Aim — Transcribe every line exactly. Leave the pictures behind.
— Begin Data segment —
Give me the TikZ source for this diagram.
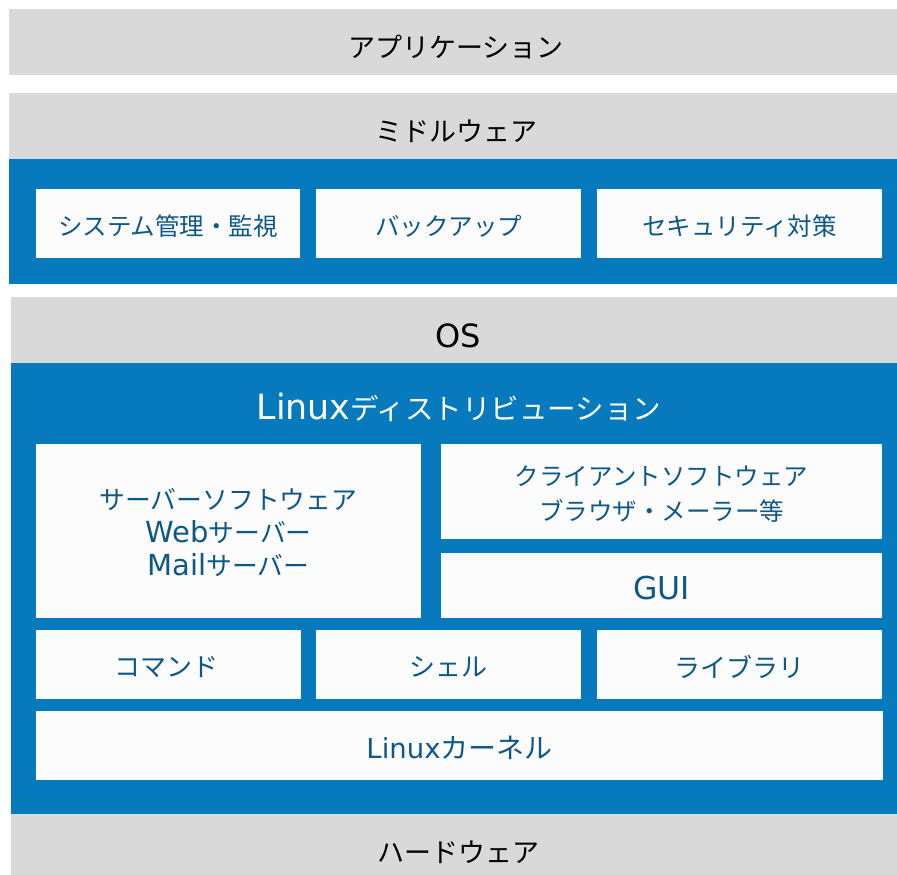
\documentclass[tikz,border=0pt]{standalone}
\usepackage{fontspec}
\setmainfont{Noto Sans CJK JP}
\newfontfamily\latf{DejaVu Sans}
\newcommand\lt[2]{{\fontsize{#1}{33}\latf #2}}
\newcommand\fs[1]{\fontsize{#1}{33}\selectfont}
\definecolor{graybar}{RGB}{217,217,217}
\definecolor{bluebg}{RGB}{6,122,188}
\definecolor{boxtext}{RGB}{14,88,136}
\definecolor{boxfill}{RGB}{252,252,252}
\begin{document}
\begin{tikzpicture}[x=1pt,y=-1pt,
  graybox/.style={fill=graybar, draw=none, inner sep=0pt},
  bluebox/.style={fill=bluebg, draw=none, inner sep=0pt},
  whitebox/.style={fill=boxfill, draw=none, inner sep=0pt},
  boxlabel/.style={text=boxtext, inner sep=0pt, align=center},
  graylabel/.style={text=black, inner sep=0pt, font=\fontsize{27}{30}\selectfont},
  bluelabel/.style={text=white, inner sep=0pt, font=\fontsize{28.5}{32}\selectfont}]
\useasboundingbox (0,0) rectangle (897,875);
% top layers
\node[graybox, minimum width=888pt, minimum height=66pt] (app) at (453,42) {};
\node[graylabel] (applbl) at (456,47) {アプリケーション};
\node[graybox, minimum width=888pt, minimum height=66pt] (mid) at (453,126) {};
\node[graylabel] (midlbl) at (456,131) {ミドルウェア};
\node[bluebox, minimum width=888pt, minimum height=125pt] (midblue) at (453,221.5) {};
\node[whitebox, minimum width=264pt, minimum height=69pt] (sys) at (168,223.5) {};
\node[boxlabel, font=\fs{24.5}] (syslbl) at (168,226) {システム管理・監視};
\node[whitebox, minimum width=265pt, minimum height=69pt] (bak) at (448.5,223.5) {};
\node[boxlabel, font=\fs{24.5}] (baklbl) at (448.5,226) {バックアップ};
\node[whitebox, minimum width=285pt, minimum height=69pt] (sec) at (739.5,223.5) {};
\node[boxlabel, font=\fs{24.5}] (seclbl) at (739.5,226) {セキュリティ対策};
% OS
\node[graybox, minimum width=886pt, minimum height=66pt] (os) at (454,330) {};
\node[graylabel] (oslbl) at (458,336) {\lt{32}{OS}};
\node[bluebox, minimum width=886pt, minimum height=451pt] (osblue) at (454,588.5) {};
\node[bluelabel] (distro) at (459,407) {\lt{34.8}{Linux}ディストリビューション};
\node[whitebox, minimum width=385pt, minimum height=174pt] (server) at (228.5,531) {};
\node[boxlabel, font=\fs{25.8}] (serverlbl) at (228.5,533)
  {サーバーソフトウェア\\\lt{29}{Web}サーバー\\\lt{29}{Mail}サーバー};
\node[whitebox, minimum width=441pt, minimum height=95pt] (client) at (661.5,491.5) {};
\node[boxlabel, font=\fontsize{24.5}{35}\selectfont] (clientlbl) at (661.5,494)
  {クライアントソフトウェア\\ブラウザ・メーラー等};
\node[whitebox, minimum width=441pt, minimum height=65pt] (gui) at (661.5,585.5) {};
\node[boxlabel, font=\fs{26}] (guilbl) at (661.5,588) {\lt{31.5}{GUI}};
\node[whitebox, minimum width=265pt, minimum height=69pt] (cmd) at (168.5,664.5) {};
\node[boxlabel, font=\fs{26}] (cmdlbl) at (166,667) {コマンド};
\node[whitebox, minimum width=265pt, minimum height=69pt] (shell) at (448.5,664.5) {};
\node[boxlabel, font=\fs{26}] (shelllbl) at (448.5,667) {シェル};
\node[whitebox, minimum width=285pt, minimum height=69pt] (lib) at (739.5,664.5) {};
\node[boxlabel, font=\fs{26}] (liblbl) at (739.5,667) {ライブラリ};
\node[whitebox, minimum width=847pt, minimum height=69pt] (kernel) at (459.5,745.5) {};
\node[boxlabel, font=\fs{28}] (kernellbl) at (459.5,748) {\lt{27.5}{Linux}カーネル};
% hardware
\node[graybox, minimum width=886pt, minimum height=61pt] (hw) at (454,844.5) {};
\node[graylabel] (hwlbl) at (458,852) {ハードウェア};
\end{tikzpicture}
\end{document}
— End Data segment —
Solution —
Give me the TikZ source for this diagram.
\documentclass[tikz,border=0pt]{standalone}
\usepackage{fontspec}
\setmainfont{Noto Sans CJK JP}
\newfontfamily\latf{DejaVu Sans}
\newcommand\lt[2]{{\fontsize{#1}{33}\latf #2}}
\newcommand\fs[1]{\fontsize{#1}{33}\selectfont}
\definecolor{graybar}{RGB}{217,217,217}
\definecolor{bluebg}{RGB}{6,122,188}
\definecolor{boxtext}{RGB}{14,88,136}
\definecolor{boxfill}{RGB}{252,252,252}
\begin{document}
\begin{tikzpicture}[x=1pt,y=-1pt,
  graybox/.style={fill=graybar, draw=none, inner sep=0pt},
  bluebox/.style={fill=bluebg, draw=none, inner sep=0pt},
  whitebox/.style={fill=boxfill, draw=none, inner sep=0pt},
  boxlabel/.style={text=boxtext, inner sep=0pt, align=center},
  graylabel/.style={text=black, inner sep=0pt, font=\fontsize{27}{30}\selectfont},
  bluelabel/.style={text=white, inner sep=0pt, font=\fontsize{28.5}{32}\selectfont}]
\useasboundingbox (0,0) rectangle (897,875);
% top layers
\node[graybox, minimum width=888pt, minimum height=66pt] (app) at (453,42) {};
\node[graylabel] (applbl) at (456,47) {アプリケーション};
\node[graybox, minimum width=888pt, minimum height=66pt] (mid) at (453,126) {};
\node[graylabel] (midlbl) at (456,131) {ミドルウェア};
\node[bluebox, minimum width=888pt, minimum height=125pt] (midblue) at (453,221.5) {};
\node[whitebox, minimum width=264pt, minimum height=69pt] (sys) at (168,223.5) {};
\node[boxlabel, font=\fs{24.5}] (syslbl) at (168,226) {システム管理・監視};
\node[whitebox, minimum width=265pt, minimum height=69pt] (bak) at (448.5,223.5) {};
\node[boxlabel, font=\fs{24.5}] (baklbl) at (448.5,226) {バックアップ};
\node[whitebox, minimum width=285pt, minimum height=69pt] (sec) at (739.5,223.5) {};
\node[boxlabel, font=\fs{24.5}] (seclbl) at (739.5,226) {セキュリティ対策};
% OS
\node[graybox, minimum width=886pt, minimum height=66pt] (os) at (454,330) {};
\node[graylabel] (oslbl) at (458,336) {\lt{32}{OS}};
\node[bluebox, minimum width=886pt, minimum height=451pt] (osblue) at (454,588.5) {};
\node[bluelabel] (distro) at (459,407) {\lt{34.8}{Linux}ディストリビューション};
\node[whitebox, minimum width=385pt, minimum height=174pt] (server) at (228.5,531) {};
\node[boxlabel, font=\fs{25.8}] (serverlbl) at (228.5,533)
  {サーバーソフトウェア\\\lt{29}{Web}サーバー\\\lt{29}{Mail}サーバー};
\node[whitebox, minimum width=441pt, minimum height=95pt] (client) at (661.5,491.5) {};
\node[boxlabel, font=\fontsize{24.5}{35}\selectfont] (clientlbl) at (661.5,494)
  {クライアントソフトウェア\\ブラウザ・メーラー等};
\node[whitebox, minimum width=441pt, minimum height=65pt] (gui) at (661.5,585.5) {};
\node[boxlabel, font=\fs{26}] (guilbl) at (661.5,588) {\lt{31.5}{GUI}};
\node[whitebox, minimum width=265pt, minimum height=69pt] (cmd) at (168.5,664.5) {};
\node[boxlabel, font=\fs{26}] (cmdlbl) at (166,667) {コマンド};
\node[whitebox, minimum width=265pt, minimum height=69pt] (shell) at (448.5,664.5) {};
\node[boxlabel, font=\fs{26}] (shelllbl) at (448.5,667) {シェル};
\node[whitebox, minimum width=285pt, minimum height=69pt] (lib) at (739.5,664.5) {};
\node[boxlabel, font=\fs{26}] (liblbl) at (739.5,667) {ライブラリ};
\node[whitebox, minimum width=847pt, minimum height=69pt] (kernel) at (459.5,745.5) {};
\node[boxlabel, font=\fs{28}] (kernellbl) at (459.5,748) {\lt{27.5}{Linux}カーネル};
% hardware
\node[graybox, minimum width=886pt, minimum height=61pt] (hw) at (454,844.5) {};
\node[graylabel] (hwlbl) at (458,852) {ハードウェア};
\end{tikzpicture}
\end{document}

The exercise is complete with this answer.